What are the best books to study Neural Networks from a purely mathematical perspective?

Solution 1:

I'd recommend Deep Learning by Goodfellow, Bengio and Courville. I don't know if I'd call it "purely mathematical", but it covers a good amount of math background in the first few chapters. No exercises, though.

Solution 2:

For MLPs, there is a rigorous derivation in the optimization textbook by Edwin Chong and Zak. Although it is notation heavy as all things related to neural networks must be.

This book is for some reason freely available online. See page 219 of https://eng.uok.ac.ir/mfathi/Courses/Advanced%20Eng%20Math/An%20Introduction%20to%20Optimization-%20E.%20Chong,%20S.%20Zak.pdf

I think there is essentially no good mathematical textbook on convolutional neural networks or RNN in existence. People essentially just base their intuition off of MLPs. But it is not hard to create a mathematically rigorous derivation of forward and backward propagation of CNN or RNN.

Solution 3:

Gilbert Strang (of MIT OCW Linear Algebra lectures and Introduction to Linear Algebra fame) has a new textbook on linear algebra for deep learning, Linear Algebra and Learning from Data.
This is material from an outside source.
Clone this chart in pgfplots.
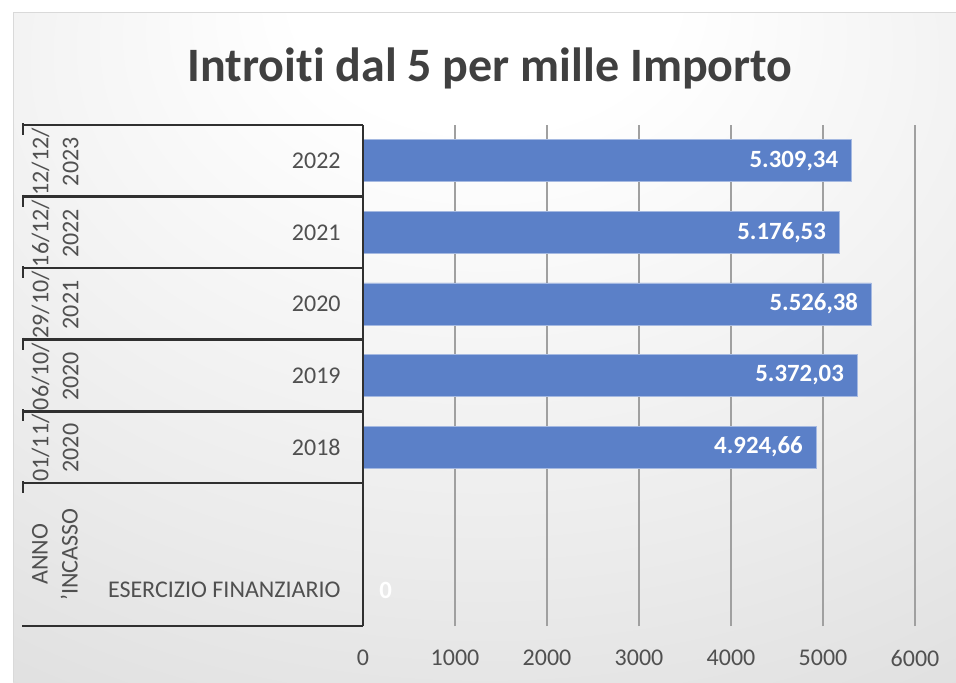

It's got a decent course in linear algebra, some statistics & optimization, the calculus needed for stochastic gradient descent, and then applies them all to neural network models.

Solution 4:

One of my favorite books on theoretical aspects of neural networks is Anthony and Bartlett's book: "Neural Network Learning Theoretical Foundations".

This book studies neural networks in the context of statistical learning theory. You will find loads of estimates of VC dimensions of sets of networks and all that fun stuff.

I should say that this book does not go into detail on CNNs and RNNs.

Solution 5:

This field is in its nascent age. Not too many materials for "pure mathematical" lovers. Perhaps you would like to take a look at Stanford's STAT581 course (Theories of Deep Learning).